Il Pd stravolge il ddl per la ripubblicizzazione del servizio idrico giunto in commissione Ambiente. Lo denuncia il Comitato Acqua Bene Comune, che mette sotto accusa anche il Testo Unico sui servizi pubblici locali: “Nega possibilità di gestione attraverso enti pubblici”.

L’iniziativa di legge popolare, presentata nel 2007 e sottoscritta da 400mila persona (la soglia minima è di 50mila firme, ndr), poi il referendum abrogativo del 2011. Nel frattempo la proposta di legge popolare viene fatta decadere con il cambio di legislatura, per essere ripresentata da un centinaio di deputati. Fino ai giorni nostri, che vedono il Pd “stravolgere” la disciplina di ripubblicizzazione del servizio idrico in commissione Ambiente.

Sono le tappe che, a fasi alterne, hanno segnato le sorti del servizio idrico che in tanti e tante vogliono pubblico. A ripercorrerle è Andrea Caselli del Comitato Acqua Bene Comune di Bologna. “In commissione Ambiente – spiega Caselli parlando del passaggio in corso – Il Partito Demopcratico non ha fatto altro che togliere il cuore della legge che è il processo di ripubblicizzazione. Quindi, praticamente, resta una scatola vuota che addirittura conferma i processi di privatizzazione in atto“.
Intanto, riferisce Caselli, dal ddl ‘riformato’ i parlamentari di M5S e Sinistra Italiana hanno ritirato le firme.

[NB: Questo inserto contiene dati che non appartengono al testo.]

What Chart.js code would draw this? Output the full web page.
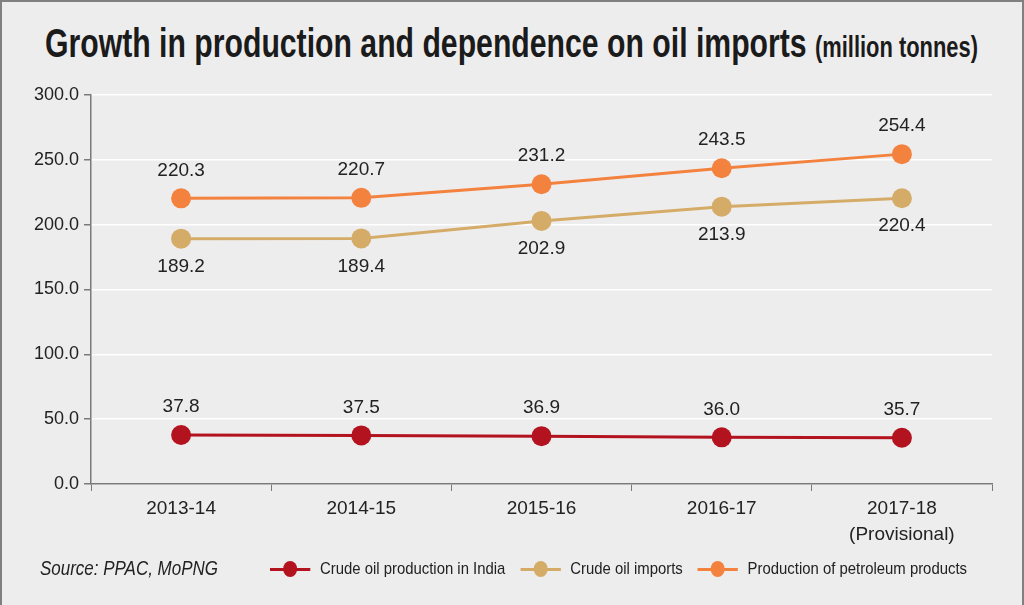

Se non bastasse, il passaggio parlamentare, a intervenire sul servizio idrico c’è anche il Testo Unico sui servizi pubblici locali, decreto attuativo della legge Madia. Come chiarisce lo stesso Caselli, “Nel decreto Madia si vieta addirittura la possibilità di gestire l’acqua attraverso degli enti pubblici o delle aziende speciali pubbliche. Perchè dice: ‘l’unica gestione possibile è quella con delle società per azioni'”. Gli articoli del Testo Unico, inoltre, “Riducono la possibilità di utilizzare spa a totale capitale pubblico, perchè per quelle viene utilizzato un percorso ad ostacoli molto più complesso di quello che c’era prima”.

Il Comitato denuncia poi la ricomparsa della disciplina che prevede l'”adeguatezza della remunerazione del capitale investito” nella composizione della tariffa. Insomma: gli utenti, i cittadini, dovranno farsi carico (anche) di quegli investimenti. “Complessivamente – è il giudizio di Caselli – Sarebbe un atto di negazione del risultato referendario”.

Intanto, è di pochi giorni fa la notizia di una prossima dismissione delle quote pubbliche della multiutiliy Iren in Emilia. Alla faccia del servizio pubblico.